In the following a dataset comprising all Pokemon of the first 6 generations is evaluated. The dataset contains 13 columns. Each Pokemon has a unique number that corresponds to their number in the Pokedex and a Name. Most of the other columns contain the stats for each Pokemon and in addition there is information about the Types, from which Generation this Pokemon is and if it is a legendary Pokemon.
The Dataset originates from Kaggle. Link to Kaggle dataset.
I do not own the copyright of this picture! Link to Banner.
To use with jovian, the jovian has to be installed and imported.
project_name = "zerotopandas-course-project-Pokemon"
#!pip install jovian --upgrade -q
import jovian
#jovian.commit(project = project_name)
Additionaly several libraries that are used in this notebook are imported.
import pandas as pd
import scipy.stats as stats
import matplotlib.pyplot as plt
import seaborn as sns
%matplotlib inline
Later on a pairplot from seaborn is generated, which throws several warnings, but works anyway. The warnings library is imported to filter warnings.
import warnings
warnings.filterwarnings("ignore")
For the generation of further plots, parameters are set in the following.
sns.set_style('white')
plt.rcParams['font.size'] = 12
plt.rcParams['figure.figsize'] = (15, 5)
Beforehand I downloaded the dataset to my local drive.
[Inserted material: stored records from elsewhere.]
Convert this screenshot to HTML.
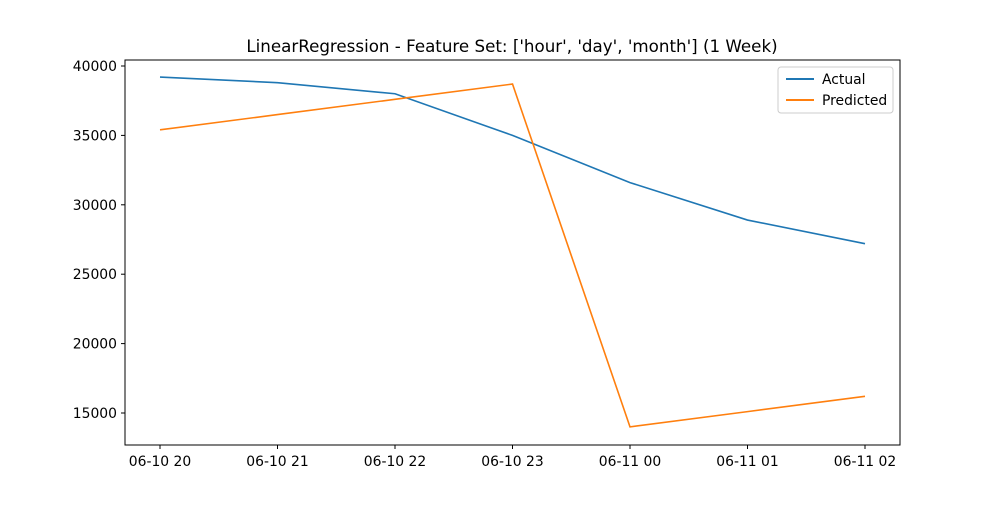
<!DOCTYPE html>
<html><head><meta charset="utf-8"><style>
body{margin:0;background:#fff;font-family:"Liberation Sans","DejaVu Sans",sans-serif}
svg text{font-family:"DejaVu Sans","Liberation Sans",sans-serif;font-size:13.9px;fill:#000}
</style></head><body>
<svg id="chart" width="1000" height="500">
<text x="512" y="52" text-anchor="middle" style="font-size:16.7px">LinearRegression - Feature Set: ['hour', 'day', 'month'] (1 Week)</text>
<g id="marks"></g>
<rect x="125" y="60" width="775" height="385" fill="none" stroke="#000" stroke-width="1"/>
<g>
<rect x="778" y="67" width="115" height="46" fill="#fff" stroke="#ccc" rx="3"/>
<line x1="786" y1="79" x2="814" y2="79" stroke="#1f77b4" stroke-width="2"/>
<text x="822" y="84">Actual</text>
<line x1="786" y1="100" x2="814" y2="100" stroke="#ff7f0e" stroke-width="2"/>
<text x="822" y="105">Predicted</text>
</g>
</svg>
<script>
const categories=["06-10 20","06-10 21","06-10 22","06-10 23","06-11 00","06-11 01","06-11 02"];
const actual=[39200,38800,38000,35000,31600,28900,27200];
const predicted=[35400,36500,37600,38700,14000,15100,16200];
const yTicks=[15000,20000,25000,30000,35000,40000];
const ns="http://www.w3.org/2000/svg";
const g=document.getElementById('marks');
const x=i=>160+i*(865-160)/(categories.length-1);
const y=v=>413-(v-15000)*(413-66)/25000;
function el(t,a){const e=document.createElementNS(ns,t);for(const k in a)e.setAttribute(k,a[k]);g.appendChild(e);return e;}
yTicks.forEach(v=>{
 const l=el('line',{x1:121,x2:125,y1:y(v),y2:y(v),stroke:'#000'});
 
 
 const t=el('text',{x:117,y:y(v)+5,'text-anchor':'end'});t.textContent=v;
 
 
});
categories.forEach((c,i)=>{
 const l=el('line',{x1:x(i),x2:x(i),y1:445,y2:449,stroke:'#000'});
 
 
 const t=el('text',{x:x(i),y:466,'text-anchor':'middle'});t.textContent=c;
 
 
});
[[actual,'#1f77b4','actual-line'],[predicted,'#ff7f0e','predicted-line']].forEach(([d,col,n])=>{
 const p=el('polyline',{points:d.map((v,i)=>x(i)+','+y(v)).join(' '),fill:'none',stroke:col,'stroke-width':1.6});
 
 
});
</script>
</body></html>
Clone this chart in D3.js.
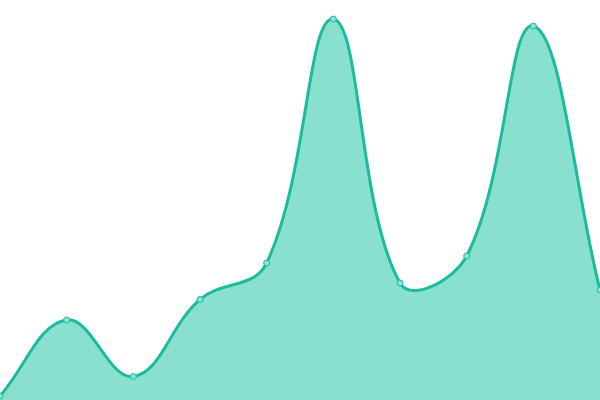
<!DOCTYPE html>
<html>
<head>
<meta charset="utf-8">
<script src="https://cdn.jsdelivr.net/npm/d3@7"></script>
<style>
  html, body { margin: 0; padding: 0; background: #fff; }
  svg { display: block; }
</style>
</head>
<body>
<div id="chart"></div>
<script>
// Values (bottom edge = 0)
const labels = [0, 1, 2, 3, 4, 5, 6, 7, 8, 9];
const values = [4, 80, 23.5, 100.5, 137, 381, 117, 144, 374, 110];

const width = 600;
const height = 400;
const TENSION = 0.4;

const x = d3.scalePoint().domain(labels).range([0, width]);
const y = d3.scaleLinear().domain([0, 400]).range([height, 0]);

// Distance-weighted spline: control points scaled by neighbour distances
function curveSpline(context) {
  return {
    areaStart() { this._line = 0; },
    areaEnd() { this._line = NaN; },
    lineStart() { this._pts = []; },
    point(px, py) { this._pts.push([+px, +py]); },
    lineEnd() {
      const p = this._pts;
      const n = p.length;
      if (n) {
        if (this._line) context.lineTo(p[0][0], p[0][1]);
        else context.moveTo(p[0][0], p[0][1]);
        const cps = p.map((cur, i) => {
          const prev = p[i - 1] || cur;
          const next = p[i + 1] || cur;
          const d01 = Math.hypot(cur[0] - prev[0], cur[1] - prev[1]);
          const d12 = Math.hypot(next[0] - cur[0], next[1] - cur[1]);
          let s01 = d01 / (d01 + d12);
          let s12 = d12 / (d01 + d12);
          if (isNaN(s01)) s01 = 0;
          if (isNaN(s12)) s12 = 0;
          const fa = TENSION * s01;
          const fb = TENSION * s12;
          return {
            prev: [cur[0] - fa * (next[0] - prev[0]), cur[1] - fa * (next[1] - prev[1])],
            next: [cur[0] + fb * (next[0] - prev[0]), cur[1] + fb * (next[1] - prev[1])],
          };
        });
        for (let i = 0; i < n - 1; i++) {
          const a = cps[i].next;
          const b = cps[i + 1].prev;
          context.bezierCurveTo(a[0], a[1], b[0], b[1], p[i + 1][0], p[i + 1][1]);
        }
      }
      if (this._line || (this._line !== 0 && n === 1)) context.closePath();
      this._line = 1 - this._line;
    },
  };
}

const svg = d3
  .select("#chart")
  .append("svg")
  .attr("width", width)
  .attr("height", height);

const data = d3.zip(labels, values);

const area = d3
  .area()
  .curve(curveSpline)
  .x(([l]) => x(l))
  .y0(y(0))
  .y1(([, v]) => y(v));

const line = d3
  .line()
  .curve(curveSpline)
  .x(([l]) => x(l))
  .y(([, v]) => y(v));

svg
  .append("path")
  .attr("d", area(data))
  .attr("fill", "#16c29f")
  .attr("fill-opacity", 0.5);

svg
  .append("path")
  .attr("d", line(data))
  .attr("fill", "none")
  .attr("stroke", "#1abc9c")
  .attr("stroke-width", 3);

// Point markers
svg
  .append("g")
  .selectAll("circle")
  .data(data)
  .join("circle")
  .attr("cx", ([l]) => x(l))
  .attr("cy", ([, v]) => y(v))
  .attr("r", 3)
  .attr("fill", "#8ce0cf")
  .attr("stroke", "#1abc9c")
  .attr("stroke-width", 1);
</script>
</body>
</html>
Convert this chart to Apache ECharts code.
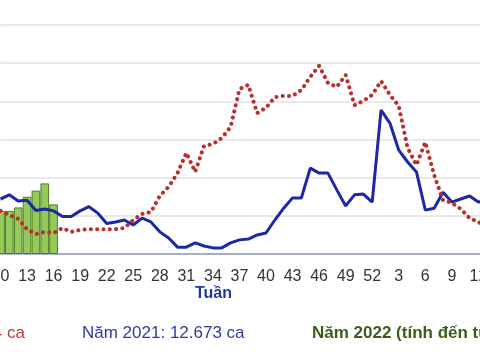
<!DOCTYPE html>
<html>
<head>
<meta charset="utf-8">
<script src="https://cdn.jsdelivr.net/npm/echarts@6/dist/echarts.min.js"></script>
<style>html,body{margin:0;padding:0;background:#fff;}#c{width:480px;height:360px;}</style>
</head>
<body>
<div id="c"></div>
<script>
// Weeks shown (2021 weeks 10..52, then 2022 weeks 1..13)
const weeks = ['10','11','12','13','14','15','16','17','18','19','20','21','22','23','24','25','26','27','28','29','30','31','32','33','34','35','36','37','38','39','40','41','42','43','44','45','46','47','48','49','50','51','52','1','2','3','4','5','6','7','8','9','10','11','12','13'];
// Red dotted series (earlier year)
const series2020 = [113,102,92,65,52,58,55,68,58,63,65,65,65,65,68,89,105,110,152,176,212,265,215,283,288,304,333,432,443,369,383,411,414,414,430,464,493,448,438,469,390,401,417,453,417,388,278,233,293,207,141,134,118,94,84,68];
// Blue line: Năm 2021
const series2021 = [144,155,139,141,114,118,113,98,98,113,124,107,80,84,89,76,94,84,58,42,18,18,29,21,16,16,29,37,39,50,55,89,120,147,147,225,212,212,168,126,155,157,136,377,343,272,241,215,115,120,162,136,144,152,136,139];
// Green bars: Năm 2022 (weeks 10..16 visible)
const series2022 = [113,113,122,150,166,185,130];
const bars = weeks.map((w, i) => i < series2022.length ? series2022[i] : null);

const FONT = 'Liberation Sans, Arial, sans-serif';
const chart = echarts.init(document.getElementById('c'), null, {renderer: 'canvas'});
chart.setOption({
  animation: false,
  backgroundColor: '#ffffff',
  grid: {left: 0.5, right: -7.25, top: -13.2, bottom: 106, containLabel: false, outerBoundsMode: 'none'},
  xAxis: {
    type: 'category',
    data: weeks,
    boundaryGap: false,
    axisLine: {lineStyle: {color: '#8e9cb4', width: 1.5}},
    axisTick: {show: false},
    axisLabel: {interval: 2, color: '#333333', fontSize: 16, fontFamily: FONT, margin: 15, hideOverlap: false},
    splitLine: {show: false}
  },
  yAxis: {
    type: 'value',
    min: 0, max: 700, interval: 100,
    axisLine: {show: false},
    axisTick: {show: false},
    axisLabel: {show: false},
    splitLine: {lineStyle: {color: '#e2e2e2', width: 1.5}}
  },
  series: [
    {
      type: 'bar', data: bars, barCategoryGap: '2%',
      itemStyle: {color: '#95c95a', borderColor: '#4f7d2c', borderWidth: 1},
      z: 1
    },
    {
      type: 'line', data: series2021, showSymbol: false,
      lineStyle: {color: '#1b2aa3', width: 3}, z: 3
    },
    {
      type: 'line', data: series2020, showSymbol: false,
      lineStyle: {color: '#b8302b', width: 4, type: [0.1, 6.2], cap: 'round'}, z: 4
    }
  ],
  graphic: [
    {type: 'text', x: 213.5, y: 294, style: {text: 'Tuần', font: 'bold 16px ' + FONT, fill: '#1f3a9f', align: 'center', verticalAlign: 'middle'}},
    {type: 'text', x: 25, y: 333, style: {text: '4 ca', font: '17px ' + FONT, fill: '#c0392b', align: 'right', verticalAlign: 'middle'}},
    {type: 'text', x: 82, y: 333, style: {text: 'Năm 2021: 12.673 ca', font: '17px ' + FONT, fill: '#2c3d9c', align: 'left', verticalAlign: 'middle'}},
    {type: 'text', x: 312, y: 333, style: {text: 'Năm 2022 (tính đến tuần 16)', font: 'bold 17px ' + FONT, fill: '#3d5c1a', align: 'left', verticalAlign: 'middle'}}
  ]
});
</script>
</body>
</html>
The dataset is now imported from the file Pokemon.csv.
Pokemon = pd.read_csv('Pokemon.csv')
Let's quickly take a look on the dataset, to get an overview of what we are dealing with, using the head and shape function.
Pokemon.head(10)
Pokemon.shape
(800, 13)
First, we are replacing the whitespace in the column names by an underscore to avoid any problem when calling columns.
Pokemon.columns = Pokemon.columns.str.replace(' ', '_')
As we can see there is also a little problem with the Pokemon's names. If they are the Mega-evolution, the name contains redundancies. So now we are correcting for this.
Pokemon['Name'] = Pokemon['Name'].str.replace(".*(?=Mega)", "")
Now, we are setting the name column as index to easily identify each Pokemon by its name.
Pokemon = Pokemon.set_index('Name')
As every Pokemon can be of one or two different Types, we generate a new column called Type_combined which shows the combinations of both types.
Pokemon['Type_combined'] = Pokemon[['Type_1', 'Type_2']].fillna('').sum(axis=1)
Pokemon.head()
Firstly we want to know how many Pokemon are containg in our dataset.
Number_of_Pokemon = Pokemon.shape[0]
print('There are {} Pokemon in this dataset.'.format(Number_of_Pokemon))
There are 800 Pokemon in this dataset.
To calculate the basic statistics of the dataset, we are using the describe function.
Pokemon.describe()
Additionally we can plot the quickly plot all columns against each other to see potential connections and distributions using the pairplot function from seaborn library.
sns.pairplot(Pokemon, hue="Generation");